Her master, who was charmed with her fidelity and other virtues, thought proper to carry her with him on one of his voyages to Gaul. Having reached the northern part of Corsica, he cast anchor, and went on shore to join the pagans of the place in an idolatrous festival.
Julia was left at some distance, because she would not be defiled by the superstitious ceremonies which she openly reviled. Felix, the governor of the island, who was a bigoted pagan, asked who this woman was who dared to insult the gods. Eusebius informed him that she was a Christian, and that all his authority over her was too weak to prevail with her to renounce her religion, but that he found her so diligent and faithful he could not part with her.

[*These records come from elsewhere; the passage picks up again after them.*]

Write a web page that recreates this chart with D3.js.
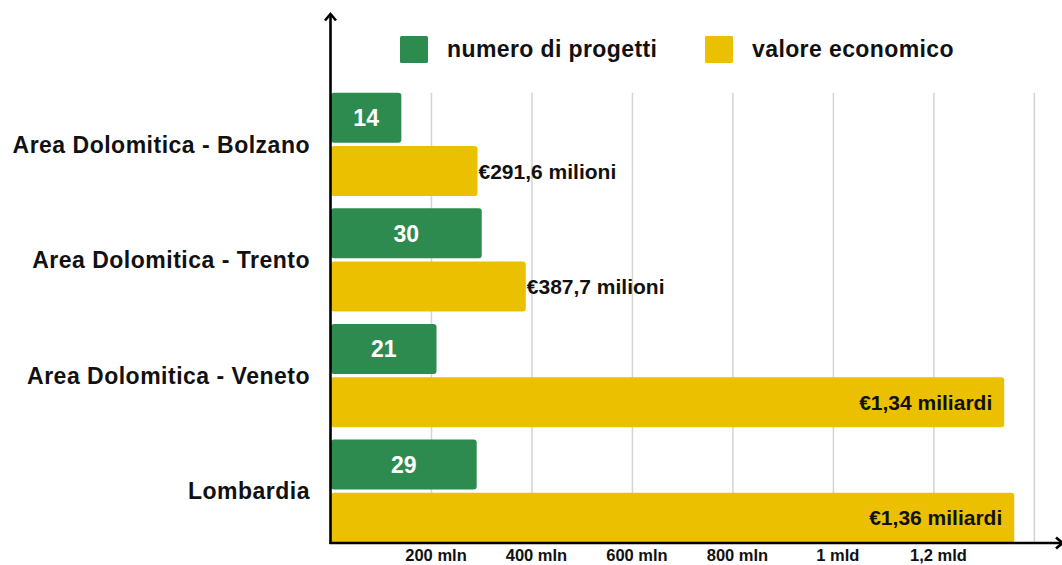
<!DOCTYPE html>
<html>
<head>
<meta charset="utf-8">
<script src="https://cdn.jsdelivr.net/npm/d3@7"></script>
<style>
  html, body { margin: 0; padding: 0; background: #ffffff; }
  svg { display: block; }
  text { font-family: "Liberation Sans", Arial, Helvetica, sans-serif; font-weight: bold; }
</style>
</head>
<body>
<svg id="chart" width="1062" height="565"></svg>
<script>
// ---- data ----
const categories = ["Area Dolomitica - Bolzano", "Area Dolomitica - Trento", "Area Dolomitica - Veneto", "Lombardia"];
const projectCounts = [14, 30, 21, 29];               // numero di progetti
const economicValues = [291.6, 387.7, 1340, 1360];    // valore economico (milioni di €)
const seriesNames = ["numero di progetti", "valore economico"];
const tickValues = [200, 400, 600, 800, 1000, 1200];
const tickLabels = ["200 mln", "400 mln", "600 mln", "800 mln", "1 mld", "1,2 mld"];
const gridValues = [200, 400, 600, 800, 1000, 1200, 1400];

const colors = { green: "#2e8b4f", yellow: "#ebc000" };

const svg = d3.select("#chart");

const x0 = 331, xEnd = 1062;
const x = d3.scaleLinear().domain([0, 1455]).range([x0, xEnd]);
const xCount = d3.scaleLinear().domain([0, 145.5]).range([x0, xEnd]);

const y = d3.scaleBand().domain(categories).range([92.7, 542.8]).paddingInner(0.106).paddingOuter(0);
const ySub = d3.scaleBand().domain(seriesNames).range([0, y.bandwidth()]).paddingInner(0.062).paddingOuter(0);

// gridlines
svg.append("g").selectAll("line").data(gridValues).join("line")
  .attr("x1", d => x(d)).attr("x2", d => x(d))
  .attr("y1", y.range()[0]).attr("y2", 543)
  .attr("stroke", "#d4d4d4").attr("stroke-width", 1.5);

// bars
const groups = svg.append("g").selectAll("g").data(categories).join("g")
  .attr("transform", d => `translate(0,${y(d)})`);

groups.append("rect")
  .attr("x", x0).attr("y", ySub(seriesNames[0]))
  .attr("width", (d, i) => xCount(projectCounts[i]) - x0)
  .attr("height", ySub.bandwidth())
  .attr("rx", 3).attr("fill", colors.green);

groups.append("rect")
  .attr("x", x0).attr("y", ySub(seriesNames[1]))
  .attr("width", (d, i) => x(economicValues[i]) - x0)
  .attr("height", ySub.bandwidth())
  .attr("rx", 3).attr("fill", colors.yellow);

// count labels
groups.append("text")
  .attr("x", (d, i) => (x0 + xCount(projectCounts[i])) / 2)
  .attr("y", ySub(seriesNames[0]) + ySub.bandwidth() / 2)
  .attr("dy", "0.36em")
  .attr("text-anchor", "middle")
  .attr("fill", "#ffffff")
  .style("font-size", "23px")
  .text((d, i) => projectCounts[i]);

// value labels
function fmtValue(v) {
  if (v < 1000) return "€" + v.toFixed(1).replace(".", ",") + " milioni";
  return "€" + (v / 1000).toFixed(2).replace(".", ",") + " miliardi";
}
groups.append("text")
  .attr("x", (d, i) => economicValues[i] >= 1000 ? x(economicValues[i]) - 12 : x(economicValues[i]) + 1)
  .attr("y", ySub(seriesNames[1]) + ySub.bandwidth() / 2)
  .attr("dy", "0.36em")
  .attr("text-anchor", (d, i) => economicValues[i] >= 1000 ? "end" : "start")
  .attr("fill", "#111111")
  .style("font-size", "21px")
  .text((d, i) => fmtValue(economicValues[i]));

// category labels
svg.append("g").selectAll("text").data(categories).join("text")
  .attr("x", 310)
  .attr("y", d => y(d) + y.bandwidth() / 2)
  .attr("dy", "0.36em")
  .attr("text-anchor", "end")
  .attr("fill", "#111111")
  .style("font-size", "23px")
  .style("letter-spacing", "0.5px")
  .text(d => d);

// x axis tick labels
const xAxis = d3.axisBottom(x).tickValues(tickValues)
  .tickFormat((d, i) => tickLabels[i]).tickSize(0).tickPadding(0);
const gx = svg.append("g").attr("transform", "translate(4,561)").call(xAxis);
gx.select(".domain").remove();
gx.selectAll("text")
  .attr("dy", 0)
  .attr("fill", "#111111")
  .style("font-family", '"Liberation Sans", Arial, Helvetica, sans-serif')
  .style("font-weight", "bold")
  .style("font-size", "16.5px");

// axes lines with arrows
const axisG = svg.append("g").attr("stroke", "#000").attr("stroke-width", 2.6).attr("fill", "none");
axisG.append("line").attr("x1", 330.5).attr("x2", 330.5).attr("y1", 544).attr("y2", 14);
axisG.append("path").attr("d", "M325,20.5 L330.5,14 L336,20.5");
axisG.append("line").attr("x1", 329.5).attr("x2", 1062).attr("y1", 543).attr("y2", 543);
axisG.append("path").attr("d", "M1056,537.5 L1062.5,543 L1056,548.5");

// legend
const legend = svg.append("g");
const legendX = [400, 705];
const legendColors = [colors.green, colors.yellow];
seriesNames.forEach((name, i) => {
  legend.append("rect").attr("x", legendX[i]).attr("y", 36).attr("width", 28).attr("height", 27)
    .attr("rx", 1.5).attr("fill", legendColors[i]);
  legend.append("text").attr("x", legendX[i] + 47).attr("y", 57)
    .attr("fill", "#111111")
    .style("font-size", "23px")
    .style("letter-spacing", "0.4px")
    .text(name);
});
</script>
</body>
</html>
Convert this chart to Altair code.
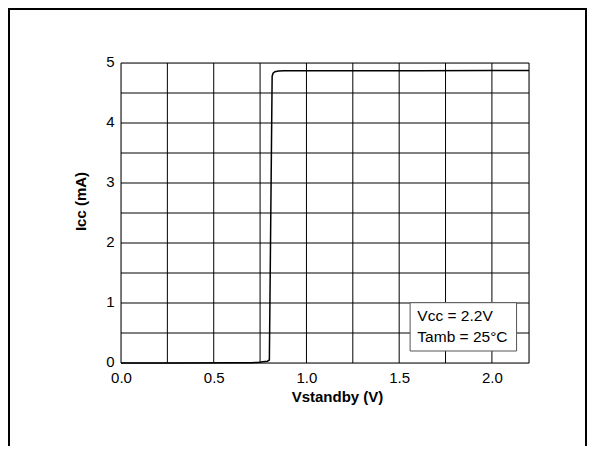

The governor offered him four of his best female slaves in exchange for her. But the merchant replied, "No, all you are worth will not purchase her, for I would freely lose the most valuable thing I have in the world rather than be deprived of her."
The governor, while Eusebius was drunk and asleep, seized her to sacrifice to his gods. He offered her freedom if she would worship his false gods. Julia answered him saying “Everyone is free if he loves Jesus Christ.”
Felix was insulted and enraged that Julia would not do as she was told. He struck her on the face, and had the hair on her head to be torn off, and lastly, ordered her to be hanged on a cross until she died. Julia died virgin and martyr.
Saint Julia, whether free or a slave, whether in prosperity or in adversity, was equally fervent and devout. She adored all the sweet designs of God and without complaining, never ceased to praise and thank God.